### Stated goal
Select each line where the word "chart" appears.

### Information provided
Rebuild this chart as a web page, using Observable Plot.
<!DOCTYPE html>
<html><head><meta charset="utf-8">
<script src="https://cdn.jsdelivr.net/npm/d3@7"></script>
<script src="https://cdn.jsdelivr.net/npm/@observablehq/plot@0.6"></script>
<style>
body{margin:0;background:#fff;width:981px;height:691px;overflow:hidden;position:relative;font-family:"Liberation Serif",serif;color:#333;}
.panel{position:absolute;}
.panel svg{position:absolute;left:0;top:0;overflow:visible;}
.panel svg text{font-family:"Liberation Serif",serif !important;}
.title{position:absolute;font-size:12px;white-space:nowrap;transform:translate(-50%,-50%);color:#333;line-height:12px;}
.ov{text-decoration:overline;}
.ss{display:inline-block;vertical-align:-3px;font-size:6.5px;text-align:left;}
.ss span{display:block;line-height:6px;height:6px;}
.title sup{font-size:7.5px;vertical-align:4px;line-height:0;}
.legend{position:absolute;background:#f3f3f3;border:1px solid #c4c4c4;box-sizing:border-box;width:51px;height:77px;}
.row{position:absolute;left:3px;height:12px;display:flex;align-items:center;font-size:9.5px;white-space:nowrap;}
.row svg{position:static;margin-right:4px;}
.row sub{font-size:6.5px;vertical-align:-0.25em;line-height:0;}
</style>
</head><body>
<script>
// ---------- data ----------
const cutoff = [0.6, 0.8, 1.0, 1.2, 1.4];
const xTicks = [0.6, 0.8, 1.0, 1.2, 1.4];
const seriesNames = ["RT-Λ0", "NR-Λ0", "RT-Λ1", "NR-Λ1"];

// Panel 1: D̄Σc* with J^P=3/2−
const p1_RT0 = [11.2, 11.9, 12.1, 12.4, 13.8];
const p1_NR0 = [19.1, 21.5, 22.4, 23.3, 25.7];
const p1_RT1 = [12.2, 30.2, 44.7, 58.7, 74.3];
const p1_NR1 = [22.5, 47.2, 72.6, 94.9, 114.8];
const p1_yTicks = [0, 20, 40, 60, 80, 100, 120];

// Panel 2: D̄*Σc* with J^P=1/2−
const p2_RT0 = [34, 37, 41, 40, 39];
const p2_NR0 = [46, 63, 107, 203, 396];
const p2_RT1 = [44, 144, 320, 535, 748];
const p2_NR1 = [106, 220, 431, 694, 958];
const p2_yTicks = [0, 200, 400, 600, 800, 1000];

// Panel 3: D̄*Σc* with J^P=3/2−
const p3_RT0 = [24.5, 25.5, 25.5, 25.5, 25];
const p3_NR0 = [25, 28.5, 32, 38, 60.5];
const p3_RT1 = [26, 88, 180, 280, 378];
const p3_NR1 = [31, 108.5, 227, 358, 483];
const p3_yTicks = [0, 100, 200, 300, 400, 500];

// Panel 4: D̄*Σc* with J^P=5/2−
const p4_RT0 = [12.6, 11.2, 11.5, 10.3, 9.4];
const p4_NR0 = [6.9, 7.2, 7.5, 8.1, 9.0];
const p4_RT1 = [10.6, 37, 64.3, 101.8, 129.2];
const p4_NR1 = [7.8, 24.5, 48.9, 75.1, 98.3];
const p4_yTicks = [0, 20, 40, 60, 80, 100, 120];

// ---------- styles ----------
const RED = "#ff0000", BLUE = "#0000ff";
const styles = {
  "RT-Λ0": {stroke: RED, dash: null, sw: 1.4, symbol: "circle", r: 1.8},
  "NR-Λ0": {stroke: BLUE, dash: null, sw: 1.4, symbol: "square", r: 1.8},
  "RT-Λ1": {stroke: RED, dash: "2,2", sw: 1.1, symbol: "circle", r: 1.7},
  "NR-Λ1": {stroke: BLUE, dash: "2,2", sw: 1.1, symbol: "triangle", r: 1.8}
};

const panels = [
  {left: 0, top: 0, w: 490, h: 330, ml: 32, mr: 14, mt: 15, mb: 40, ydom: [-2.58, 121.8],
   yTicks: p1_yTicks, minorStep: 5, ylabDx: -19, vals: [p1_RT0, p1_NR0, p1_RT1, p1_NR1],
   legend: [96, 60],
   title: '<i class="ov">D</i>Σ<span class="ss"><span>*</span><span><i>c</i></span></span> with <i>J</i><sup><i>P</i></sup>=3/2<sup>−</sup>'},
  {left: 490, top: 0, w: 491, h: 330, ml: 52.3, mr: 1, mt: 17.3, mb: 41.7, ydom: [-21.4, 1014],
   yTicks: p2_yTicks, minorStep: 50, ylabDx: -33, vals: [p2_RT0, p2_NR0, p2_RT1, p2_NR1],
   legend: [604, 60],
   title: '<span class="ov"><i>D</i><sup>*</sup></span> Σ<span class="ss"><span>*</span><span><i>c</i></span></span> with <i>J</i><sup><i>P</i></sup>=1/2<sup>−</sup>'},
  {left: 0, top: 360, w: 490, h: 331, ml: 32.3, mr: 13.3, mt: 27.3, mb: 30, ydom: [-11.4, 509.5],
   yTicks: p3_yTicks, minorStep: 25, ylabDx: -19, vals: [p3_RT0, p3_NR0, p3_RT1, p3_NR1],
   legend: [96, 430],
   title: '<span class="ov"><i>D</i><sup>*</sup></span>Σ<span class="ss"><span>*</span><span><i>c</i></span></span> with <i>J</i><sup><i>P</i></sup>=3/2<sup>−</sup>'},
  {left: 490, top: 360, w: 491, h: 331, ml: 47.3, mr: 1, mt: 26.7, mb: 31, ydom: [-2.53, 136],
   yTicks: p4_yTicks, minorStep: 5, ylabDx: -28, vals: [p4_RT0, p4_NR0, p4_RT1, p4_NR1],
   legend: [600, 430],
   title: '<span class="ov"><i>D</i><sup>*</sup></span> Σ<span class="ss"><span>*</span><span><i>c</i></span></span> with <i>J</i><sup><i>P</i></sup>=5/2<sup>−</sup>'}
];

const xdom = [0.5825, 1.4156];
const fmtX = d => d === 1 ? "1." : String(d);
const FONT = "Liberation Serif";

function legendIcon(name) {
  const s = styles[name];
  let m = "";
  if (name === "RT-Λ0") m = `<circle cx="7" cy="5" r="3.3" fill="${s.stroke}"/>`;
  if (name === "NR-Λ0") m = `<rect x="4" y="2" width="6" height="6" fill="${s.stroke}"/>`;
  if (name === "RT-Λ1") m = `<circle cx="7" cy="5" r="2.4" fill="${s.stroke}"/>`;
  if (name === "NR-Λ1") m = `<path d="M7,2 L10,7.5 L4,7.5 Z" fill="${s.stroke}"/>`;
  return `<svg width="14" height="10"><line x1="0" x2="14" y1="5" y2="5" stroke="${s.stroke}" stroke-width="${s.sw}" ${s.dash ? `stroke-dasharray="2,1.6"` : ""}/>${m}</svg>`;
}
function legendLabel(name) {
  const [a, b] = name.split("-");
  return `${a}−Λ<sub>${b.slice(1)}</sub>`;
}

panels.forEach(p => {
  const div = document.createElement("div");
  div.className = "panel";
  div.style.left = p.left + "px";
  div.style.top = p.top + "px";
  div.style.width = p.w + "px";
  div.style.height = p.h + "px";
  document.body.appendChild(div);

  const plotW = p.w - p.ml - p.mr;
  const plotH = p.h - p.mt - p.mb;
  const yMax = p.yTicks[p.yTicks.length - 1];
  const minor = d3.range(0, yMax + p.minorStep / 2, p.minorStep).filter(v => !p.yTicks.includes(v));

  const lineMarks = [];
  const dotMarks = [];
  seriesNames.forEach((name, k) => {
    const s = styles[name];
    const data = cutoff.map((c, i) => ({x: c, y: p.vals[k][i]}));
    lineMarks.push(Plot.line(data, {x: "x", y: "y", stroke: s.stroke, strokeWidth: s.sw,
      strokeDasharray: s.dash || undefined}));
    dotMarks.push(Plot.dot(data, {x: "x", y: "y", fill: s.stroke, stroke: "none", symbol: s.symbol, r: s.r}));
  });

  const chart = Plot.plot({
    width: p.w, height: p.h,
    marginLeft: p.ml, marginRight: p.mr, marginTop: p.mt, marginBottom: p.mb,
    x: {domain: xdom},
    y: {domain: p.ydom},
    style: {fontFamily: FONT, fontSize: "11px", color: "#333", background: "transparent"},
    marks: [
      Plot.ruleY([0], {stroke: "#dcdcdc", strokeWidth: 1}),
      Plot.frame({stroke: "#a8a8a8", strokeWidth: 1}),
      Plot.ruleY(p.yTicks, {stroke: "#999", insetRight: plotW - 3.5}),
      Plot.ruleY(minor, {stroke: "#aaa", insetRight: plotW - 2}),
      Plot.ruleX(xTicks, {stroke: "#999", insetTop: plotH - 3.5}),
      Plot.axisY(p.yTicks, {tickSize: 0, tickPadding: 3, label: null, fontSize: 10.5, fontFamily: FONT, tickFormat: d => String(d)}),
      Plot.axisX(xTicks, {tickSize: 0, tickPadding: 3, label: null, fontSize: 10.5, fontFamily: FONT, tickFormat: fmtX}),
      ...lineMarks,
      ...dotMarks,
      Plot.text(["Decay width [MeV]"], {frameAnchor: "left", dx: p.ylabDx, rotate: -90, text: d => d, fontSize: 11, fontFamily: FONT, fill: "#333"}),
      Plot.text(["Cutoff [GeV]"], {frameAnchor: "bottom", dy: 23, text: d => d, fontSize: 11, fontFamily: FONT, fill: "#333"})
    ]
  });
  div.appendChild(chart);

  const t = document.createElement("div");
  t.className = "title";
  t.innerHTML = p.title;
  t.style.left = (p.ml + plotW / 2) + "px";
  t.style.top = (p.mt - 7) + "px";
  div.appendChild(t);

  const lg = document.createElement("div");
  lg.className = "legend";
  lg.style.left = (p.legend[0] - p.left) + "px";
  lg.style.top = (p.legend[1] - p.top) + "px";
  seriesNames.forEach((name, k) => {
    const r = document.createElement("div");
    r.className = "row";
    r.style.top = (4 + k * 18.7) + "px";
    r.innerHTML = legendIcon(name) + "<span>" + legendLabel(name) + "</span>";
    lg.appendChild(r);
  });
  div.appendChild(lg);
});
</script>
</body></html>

### Result of the exercise
Rebuild this chart as a web page, using Observable Plot.
  const chart = Plot.plot({
  div.appendChild(chart);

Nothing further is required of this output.